Return the lines that follow, exactly as they appear, from the first through the one containing "const c12Max = [35.0, 4.2];"; no pictures are to be included.
==== Recorded data ====
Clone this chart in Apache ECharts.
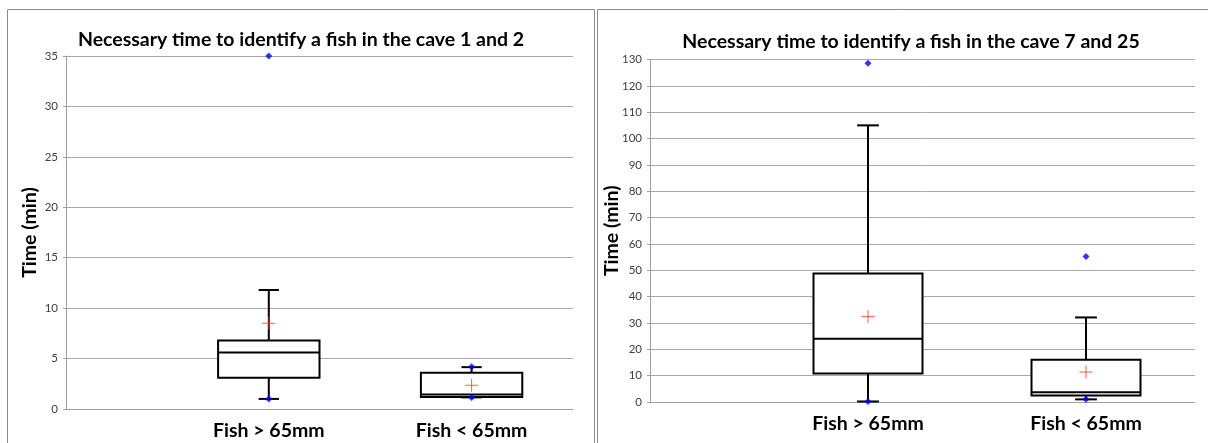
<!DOCTYPE html>
<html>
<head>
<meta charset="utf-8">
<script src="https://cdn.jsdelivr.net/npm/echarts@6/dist/echarts.min.js"></script>
<style>
html,body{margin:0;padding:0;background:#fff;}
#c{width:1208px;height:443px;}
</style>
</head>
<body>
<div id="c"></div>
<script>
// ---- data ----
const categories = ['Fish > 65mm', 'Fish < 65mm'];
const categoryPos = [1, 2];
const titleLeft = 'Necessary time to identify a fish in the cave 1 and 2';
const titleRight = 'Necessary time to identify a fish in the cave 7 and 25';
const yTitle = 'Time (min)';

// caves 1 and 2
const c12WhiskerLow = [1.0, 1.15];
const c12Q1 = [3.1, 1.2];
const c12Median = [5.6, 1.45];
const c12Q3 = [6.8, 3.6];
const c12WhiskerHigh = [11.8, 4.15];
const c12Mean = [8.5, 2.35];
const c12Min = [1.0, 1.15];
const c12Max = [35.0, 4.2];

// caves 7 and 25
const c725WhiskerLow = [0.2, 1.0];
const c725Q1 = [10.8, 2.5];
const c725Median = [24.0, 3.7];
const c725Q3 = [48.8, 16.0];
const c725WhiskerHigh = [105.0, 32.1];
const c725Mean = [32.4, 11.4];
const c725Min = [0.2, 1.0];
const c725Max = [128.6, 55.2];

// ---- build ----
function boxData(lo, q1, med, q3, hi) {
  return categoryPos.map((x, i) => [x, lo[i], q1[i], med[i], q3[i], hi[i]]);
}
function dotData(mins, maxs) {
  const d = [];
  categoryPos.forEach((x, i) => { d.push([x, mins[i]]); d.push([x, maxs[i]]); });
  return d;
}
function meanData(means) {
  return categoryPos.map((x, i) => [x, means[i]]);
}

function renderBox(params, api) {
  const x = api.value(0);
  const pLo = api.coord([x, api.value(1)]);
  const pQ1 = api.coord([x, api.value(2)]);
  const pMed = api.coord([x, api.value(3)]);
  const pQ3 = api.coord([x, api.value(4)]);
  const pHi = api.coord([x, api.value(5)]);
  const half = api.size([0.25, 0])[0];
  const cap = api.size([0.05, 0])[0];
  const cx = pMed[0];
  const st = { stroke: '#000', lineWidth: 2, fill: null };
  return {
    type: 'group',
    children: [
      { type: 'line', shape: { x1: cx, y1: pQ3[1], x2: cx, y2: pHi[1] }, style: st },
      { type: 'line', shape: { x1: cx, y1: pQ1[1], x2: cx, y2: pLo[1] }, style: st },
      { type: 'line', shape: { x1: cx - cap, y1: pHi[1], x2: cx + cap, y2: pHi[1] }, style: st },
      { type: 'line', shape: { x1: cx - cap, y1: pLo[1], x2: cx + cap, y2: pLo[1] }, style: st },
      { type: 'rect', shape: { x: cx - half, y: pQ3[1], width: 2 * half, height: pQ1[1] - pQ3[1] }, style: { stroke: '#000', lineWidth: 2, fill: '#fff' } },
      { type: 'line', shape: { x1: cx - half, y1: pMed[1], x2: cx + half, y2: pMed[1] }, style: st }
    ]
  };
}

const FONT = 'Lato';
const gridColor = '#a9a9a9';

function xAxisCfg(idx) {
  return {
    gridIndex: idx, type: 'value', min: 0, max: 2.5, interval: 0.5,
    axisLine: { show: true, lineStyle: { color: '#a0a0a0', width: 1 } },
    axisTick: { show: false },
    splitLine: { show: false },
    axisLabel: {
      margin: 12, color: '#000', fontFamily: FONT, fontWeight: 'bold', fontSize: 19.5,
      formatter: v => { const i = categoryPos.indexOf(v); return i >= 0 ? categories[i] : ''; }
    }
  };
}
function yAxisCfg(idx, max, interval, gap) {
  return {
    gridIndex: idx, type: 'value', min: 0, max: max, interval: interval,
    name: yTitle, nameLocation: 'middle', nameGap: gap, nameMoveOverlap: false,
    nameTextStyle: { fontFamily: FONT, fontWeight: 'bold', fontSize: 19.5, color: '#000' },
    axisLine: { show: true, lineStyle: { color: '#a0a0a0', width: 1 } },
    axisTick: { show: true, length: 3, lineStyle: { color: '#a0a0a0' } },
    splitLine: { show: true, lineStyle: { color: gridColor, width: 1 } },
    axisLabel: { margin: 8, color: '#404040', fontFamily: FONT, fontSize: 11.5 }
  };
}

const plusPath = 'path://M0,5L10,5M5,0L5,10';

const option = {
  animation: false,
  backgroundColor: '#fff',
  graphic: [
    { type: 'rect', shape: { x: 7.5, y: 9.5, width: 587, height: 450 }, style: { fill: null, stroke: '#8c8c8c', lineWidth: 1 }, silent: true },
    { type: 'rect', shape: { x: 597.5, y: 9.5, width: 620, height: 450 }, style: { fill: null, stroke: '#8c8c8c', lineWidth: 1 }, silent: true }
  ],
  title: [
    { text: titleLeft, left: 296, top: 25, textAlign: 'center', textStyle: { fontFamily: FONT, fontWeight: 'bold', fontSize: 19.5, color: '#000' } },
    { text: titleRight, left: 906, top: 27, textAlign: 'center', textStyle: { fontFamily: FONT, fontWeight: 'bold', fontSize: 19.5, color: '#000' } }
  ],
  grid: [
    { left: 66, right: 635, top: 56, bottom: 34 },
    { left: 650, right: 13, top: 59.5, bottom: 41 }
  ],
  xAxis: [xAxisCfg(0), xAxisCfg(1)],
  yAxis: [yAxisCfg(0, 35, 5, 26), yAxisCfg(1, 130, 10, 28)],
  series: [
    { type: 'custom', xAxisIndex: 0, yAxisIndex: 0, renderItem: renderBox, encode: { x: 0, y: [1, 2, 3, 4, 5] }, clip: false, z: 2,
      data: boxData(c12WhiskerLow, c12Q1, c12Median, c12Q3, c12WhiskerHigh) },
    { type: 'scatter', xAxisIndex: 0, yAxisIndex: 0, symbol: 'diamond', symbolSize: 7, itemStyle: { color: '#0000ff' }, z: 5, clip: false,
      data: dotData(c12Min, c12Max) },
    { type: 'scatter', xAxisIndex: 0, yAxisIndex: 0, symbol: plusPath, symbolSize: 13, z: 6, clip: false,
      itemStyle: { color: 'rgba(0,0,0,0)', borderColor: '#ff3030', borderWidth: 1 },
      data: meanData(c12Mean) },

    { type: 'custom', xAxisIndex: 1, yAxisIndex: 1, renderItem: renderBox, encode: { x: 0, y: [1, 2, 3, 4, 5] }, clip: false, z: 2,
      data: boxData(c725WhiskerLow, c725Q1, c725Median, c725Q3, c725WhiskerHigh) },
    { type: 'scatter', xAxisIndex: 1, yAxisIndex: 1, symbol: 'diamond', symbolSize: 7, itemStyle: { color: '#0000ff' }, z: 5, clip: false,
      data: dotData(c725Min, c725Max) },
    { type: 'scatter', xAxisIndex: 1, yAxisIndex: 1, symbol: plusPath, symbolSize: 13, z: 6, clip: false,
      itemStyle: { color: 'rgba(0,0,0,0)', borderColor: '#ff3030', borderWidth: 1 },
      data: meanData(c725Mean) }
  ]
};

const chart = echarts.init(document.getElementById('c'), null, { renderer: 'canvas' });
chart.setOption(option);
</script>
</body>
</html>
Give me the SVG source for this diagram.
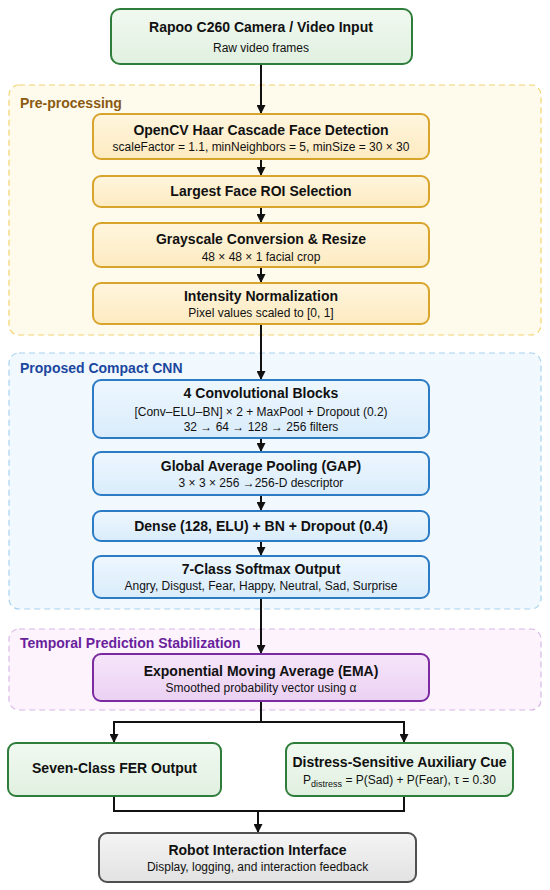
====
## Answer to this exercise
Clone this chart in Apache ECharts.
<!DOCTYPE html>
<html>
<head>
<meta charset="utf-8">
<script src="https://cdn.jsdelivr.net/npm/echarts@6/dist/echarts.min.js"></script>
<style>
html,body{margin:0;padding:0;background:#fff;}
#c{width:1208px;height:443px;}
</style>
</head>
<body>
<div id="c"></div>
<script>
// ---- data ----
const categories = ['Fish > 65mm', 'Fish < 65mm'];
const categoryPos = [1, 2];
const titleLeft = 'Necessary time to identify a fish in the cave 1 and 2';
const titleRight = 'Necessary time to identify a fish in the cave 7 and 25';
const yTitle = 'Time (min)';

// caves 1 and 2
const c12WhiskerLow = [1.0, 1.15];
const c12Q1 = [3.1, 1.2];
const c12Median = [5.6, 1.45];
const c12Q3 = [6.8, 3.6];
const c12WhiskerHigh = [11.8, 4.15];
const c12Mean = [8.5, 2.35];
const c12Min = [1.0, 1.15];
const c12Max = [35.0, 4.2];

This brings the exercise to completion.